I came to this article to find out what the estimates are of how much click fraud is out there, what percentages of clicks are fraudulent - 1%? 5%? 10%? - I have no idea - and I still don't after reading this article. Surely there must be industry estimates somewhere - but I don't know much about this subject so don't know where any of them are. Can somebody who knows something about this subject include some of these estimates? Thanks.

Why is this such a problem?[edit]

You would think that advertising behemoths like Yahoo and Google would have squashed this problem from the beginning. Change the whole revenue model moving away from useless pay per click model. Why not just sell advertising spots like radio and television stations do? Client pays $X for 1 day on the search results page for keyword Y, Z, and A. No matter how many clicks there are, you pay for the exposure. 67.241.241.162 (talk) 12:25, 28 December 2010 (UTC)

The very title is POV[edit]

The behavior defined in the first paragraph is not fraud. "Fraud" is a loaded word, and using it even by analogy is implicitly POV.

Traditionally and by any reasonable definition, fraud is intentionally misleading people in order to get them to do things to your advantage (and generally to their disadvantage; in some unorthodox formulations, their disadvantage may be enough). Usually the expectation is the person committing fraud gets something of monetary value. "Click fraud" as defined here fails on both points for non-contracting parties. If a non-contracting party clicks on an ad, for whatever reason, unless there are some special circumstances, that is just plain not fraud.
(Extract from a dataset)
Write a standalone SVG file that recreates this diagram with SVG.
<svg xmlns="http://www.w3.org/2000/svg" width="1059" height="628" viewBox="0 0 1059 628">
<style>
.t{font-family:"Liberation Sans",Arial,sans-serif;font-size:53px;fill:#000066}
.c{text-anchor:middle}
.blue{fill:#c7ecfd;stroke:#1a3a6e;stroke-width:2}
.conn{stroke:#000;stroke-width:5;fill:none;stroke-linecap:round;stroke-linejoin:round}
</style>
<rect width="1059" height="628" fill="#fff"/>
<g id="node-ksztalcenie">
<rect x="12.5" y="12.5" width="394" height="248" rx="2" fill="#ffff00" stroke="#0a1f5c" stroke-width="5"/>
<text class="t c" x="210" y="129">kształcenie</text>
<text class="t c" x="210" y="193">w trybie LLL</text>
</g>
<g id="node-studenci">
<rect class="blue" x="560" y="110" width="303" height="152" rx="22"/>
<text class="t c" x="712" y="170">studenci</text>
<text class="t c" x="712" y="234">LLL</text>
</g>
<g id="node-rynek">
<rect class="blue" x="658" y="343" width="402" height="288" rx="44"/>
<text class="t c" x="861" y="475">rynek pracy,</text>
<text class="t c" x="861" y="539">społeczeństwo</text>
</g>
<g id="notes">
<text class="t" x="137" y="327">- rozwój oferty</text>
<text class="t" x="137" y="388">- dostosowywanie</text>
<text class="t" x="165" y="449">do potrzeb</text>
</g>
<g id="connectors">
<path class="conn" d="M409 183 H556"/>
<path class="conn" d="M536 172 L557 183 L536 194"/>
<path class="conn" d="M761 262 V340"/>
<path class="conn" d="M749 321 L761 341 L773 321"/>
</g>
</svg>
First, clicking on ad is not, except in the dreams of advertisers, necessarily an indication of any interest in buying (or doing anything else with) what's advertised. In fact, it's very dangerous to establish the idea that following any link on the Web is an indication of interest in anything whatsoever. So nobody has been misled (or at least nothing has been done which would mislead a reasonable person). I'm under no obligation to you to explain my reasons for clicking on your links, thank you very much. That's assuming I DID click on the link, and it wasn't "clicked" by some computer program for some unrelated reason.

Second, a non-contracting party doesn't usually stand to gain anything from the click, nor does the click in and of itself deprive anybody of anything other than a trivial amount of bandwidth which they have already freely offered. The intent to get something is the critical difference between "fraud" and "random lying", and there's a very good reason that laws traditionally distinguish the two.

So, I'm sorry. If I, as a party unrelated to advertiser, publisher, or ad network, click on an ad out of boredom, I have not committed fraud against anybody, nor indeed have I done anything wrong at all. In fact, if I click on your ad because I think you're a scumbag and I know it will cost you money, I still haven't done anything that could reasonably be called "fraud", even if I have done something that could, in an ideal world where the law had perfect knowledge and no more important things to worry about, be thought of as something that should be somehow punishable.

Yes, that's a point of view, but so is the point of view implicit in calling such activities "fraud". I realize that "click fraud" is the common name for this, but that name can't just be blithely accepted without adopting a POV.